I remember very vaguely various floods in my life. Recently Austin has had two floods, and since settling down here they are the one's that stand out to me the most. I took a trip this weekend to the Greenbelt and went hiking a bit by myself before meeting with a friend. The water was flowing and clear which was nice for a change. Every few feet the path was blocked by some huge tree trunk, something that had fallen in the storm of the previous week and been left there. On the base of these trees spray painted in a perfect circle around the trunk was a singular orange line, and my assumption was this is the guide for those workers who will come in and cut apart the tree opening the path up again to walkers and bikers and dogs.
If you venture from the path a little ways and walk along the creek/river bed you can find the remnants of the flash floods. The soft mud under your feet and the warped path of the wild grass, pulled down by the water rushing across. Tree's fallen and on their side, flowers up rooted rocks still coated in a thick moisture. It would have been interesting to see the impact the day of the flood, the news showed pictures of houses flooding, cars sinking, people being saved.
I recall driving home from a friends house during, being stuck on the freeway. Passing a group of cars gathered around the railings. Their eyes were scanning the water frantically. Over and over they were scanning the water as if trying to catch a glimpse of something lost, something that at any moment would pop up and recover itself. The fire department and police ignored it, they brought out their gear and rain coats, directed cars around. I remember feeling a sense of dread wondering what it is they were looking for that could have made the fall into the river, what would cause two women to sit on the side of a busy free way in the pouring rain with no umbrella or coat frantically searching. When I got home I read about the story, a man crashed and then jumped over the railing into the water. They found his body later.
When I was younger Katrina was the big flood. I didn't care much about it then, it never effected me and it was another out of sight situation. I remember briefly being without power at my home, I remember light flooding and our house was fine. I remember kids coming to our schools, the stories were always that they had lost everything or most things and had moved back to be with friends or family. In a new school with no one around them after losing everything. Thinking about it now it makes me upset, even more upset that I didn't think about it then. I heard on a radio show stories about Katrina, One woman talked about losing her house and job, all of her clothes. She came to another state and didn't have anything, people assumed she was a bum, assumed she was up to nothing good. I remember the same thoughts about those kids who came to our school, dressed badly and in long hanging shirts with ratty blue jeans. They had the same look on their eyes as the women scanning the water on the highway. Constantly looking around as if something would recover. And the rest of us were just passers by, judging image and form, making assumptions and implications based on appearance and no story. The assuming factor was that things should be beautiful that's how you know they are normal. There was something more truthful and normal about the whole story though.
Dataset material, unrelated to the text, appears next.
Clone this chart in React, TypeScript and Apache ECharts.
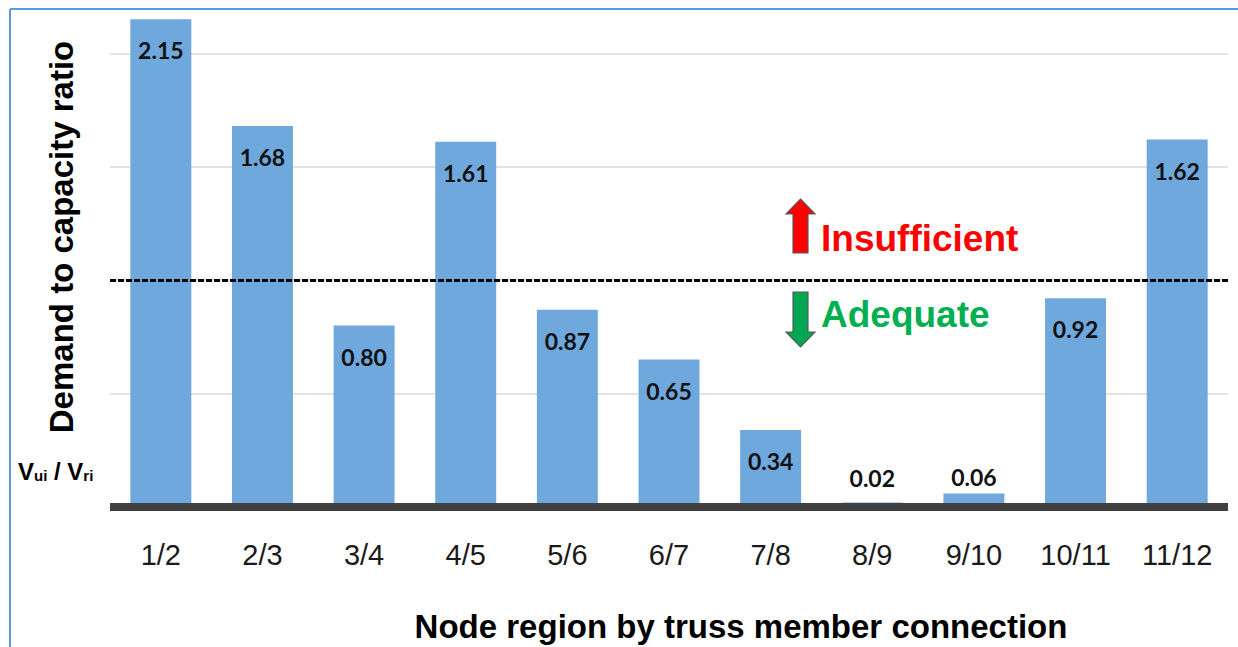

And here I am along the creek/river bed taking pictures of the aftermath, trying to create something beautiful out of natural wreckage, here I am along side the highway looking on as crews dive into the waters and try to find a body, here I am drawing pictures, painting things, making stuff as houses and memories and shared times are destroyed by the water. And I have to ask myself how I can contribute to something larger. How I can do better and more meaningful work. and hopefully I get successful enough to answer that question. It's not just the success, it's the worry that art, or rather my art can never have a meaningful impact. Or rather that the meaningful impact that other people have.
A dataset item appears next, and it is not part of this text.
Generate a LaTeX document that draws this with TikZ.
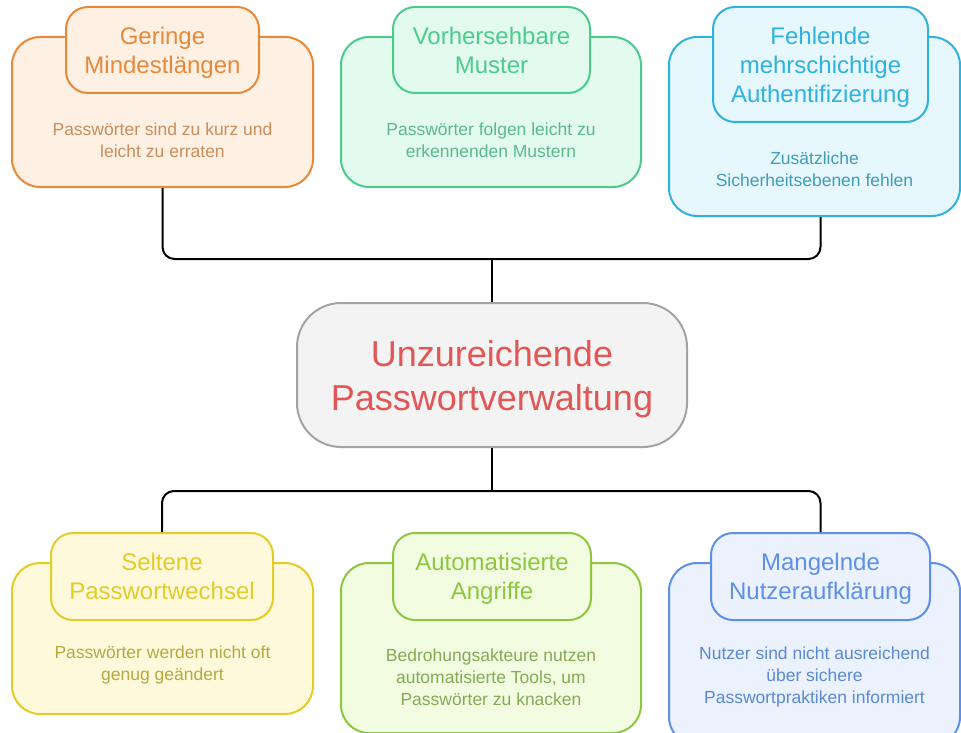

My brother reports news, my other brother helps with education, my father oversees construction on homes, my mother oversees banking projects. Everything that seems to have a direct correlation with making peoples lives easier and better, and they aren't given any thanks for the jobs they do. And here I am trying to make art and churning it out in the hopes of selling something, in the hopes of changing and creating something new. And I can't help but ask for what purpose.